_The exercise:_
For the data below, report only the number of lines containing the string "draw".

_Information supplied:_
((
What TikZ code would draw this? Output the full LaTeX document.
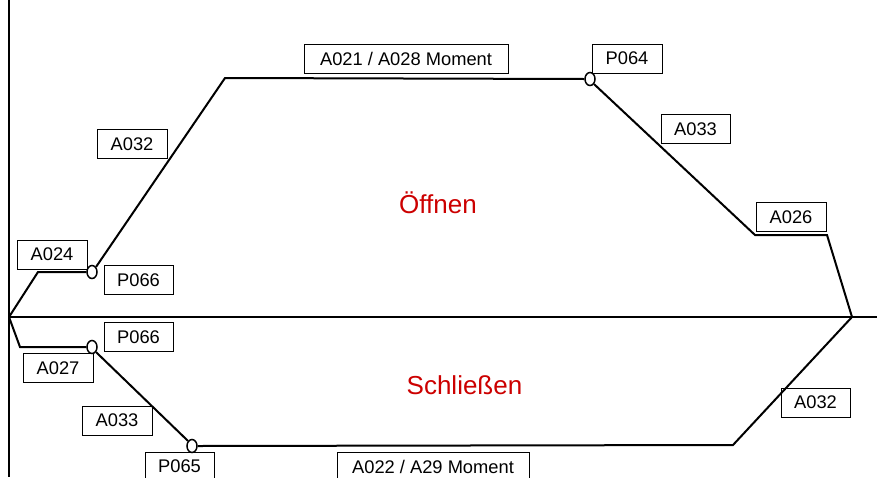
\documentclass[tikz,border=0pt]{standalone}
\usepackage{fontspec}
\setmainfont{Liberation Sans}
\usetikzlibrary{shapes.geometric}
\definecolor{labred}{RGB}{204,0,0}
\begin{document}
\begin{tikzpicture}[x=1pt,y=-1pt,
  lbl/.style={draw=black,line width=0.8pt,fill=none,inner sep=0pt,minimum height=29pt,
    font=\fontsize{18.3}{20}\selectfont},
  curve/.style={line width=2pt,line join=miter},
  axis/.style={line width=2pt},
  knot/.style={ellipse,draw=black,line width=1.5pt,fill=white,minimum width=10pt,minimum height=13pt,inner sep=0pt},
  title/.style={text=labred,font=\fontsize{26}{30}\selectfont}]
\useasboundingbox (0,0) rectangle (877,477);
% axes
\coordinate (top) at (9,0);
\coordinate (bot) at (9,477);
\coordinate (o) at (9,317);
\coordinate (right) at (877,317);
\draw[axis] (top) -- (bot);
\draw[axis] (o) -- (right);
% upper curve points
\coordinate (u1) at (38,272);
\coordinate (u4) at (755,235);
\coordinate (u5) at (827,235);
\coordinate (e) at (852,317);
\coordinate (u2b) at (225,78);
% lower curve points
\coordinate (l1) at (20,347);
\coordinate (l4) at (733,445);
% circles
\node[knot] (c1) at (92,272) {};
\node[knot] (c2) at (590,79) {};
\node[knot] (c3) at (92,347) {};
\node[knot] (c4) at (192,446) {};
% upper curve
\draw[curve] (o) -- (u1) -- (c1.west);
\draw[curve] (c1.north east) -- (u2b) -- (c2.west);
\draw[curve] (c2.south east) -- (u4) -- (u5) -- (e);
% lower curve
\draw[curve] (o) -- (l1) -- (c3.west);
\draw[curve] (c3.south east) -- (c4.north west);
\draw[curve] (c4.east) -- (l4) -- (e);
% labels
\node[lbl,minimum width=204pt] (a021) at (406,59) {A021 / A028 Moment};
\node[lbl,minimum width=70pt] (p064) at (627,58.5) {P064};
\node[lbl,minimum width=69pt] (a033u) at (695.5,129) {A033};
\node[lbl,minimum width=70pt] (a032u) at (132,144) {A032};
\node[lbl,minimum width=70pt] (a024) at (52,254.5) {A024};
\node[lbl,minimum width=69pt] (p066u) at (138.5,280) {P066};
\node[lbl,minimum width=70pt] (a026) at (791,217) {A026};
\node[lbl,minimum width=69pt] (p066l) at (138.5,337) {P066};
\node[lbl,minimum width=70pt] (a027) at (58,368) {A027};
\node[lbl,minimum width=70pt] (a033l) at (117,420.5) {A033};
\node[lbl,minimum width=69pt] (p065) at (179.5,466.5) {P065};
\node[lbl,minimum width=192pt] (a022) at (433,466.5) {A022 / A29 Moment};
\node[lbl,minimum width=69pt] (a032l) at (815.5,402.5) {A032};
% titles
\node[title] (open) at (438,203) {Öffnen};
\node[title] (close) at (464.5,385) {Schließen};
\end{tikzpicture}
\end{document}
))
_Result for this task:_
11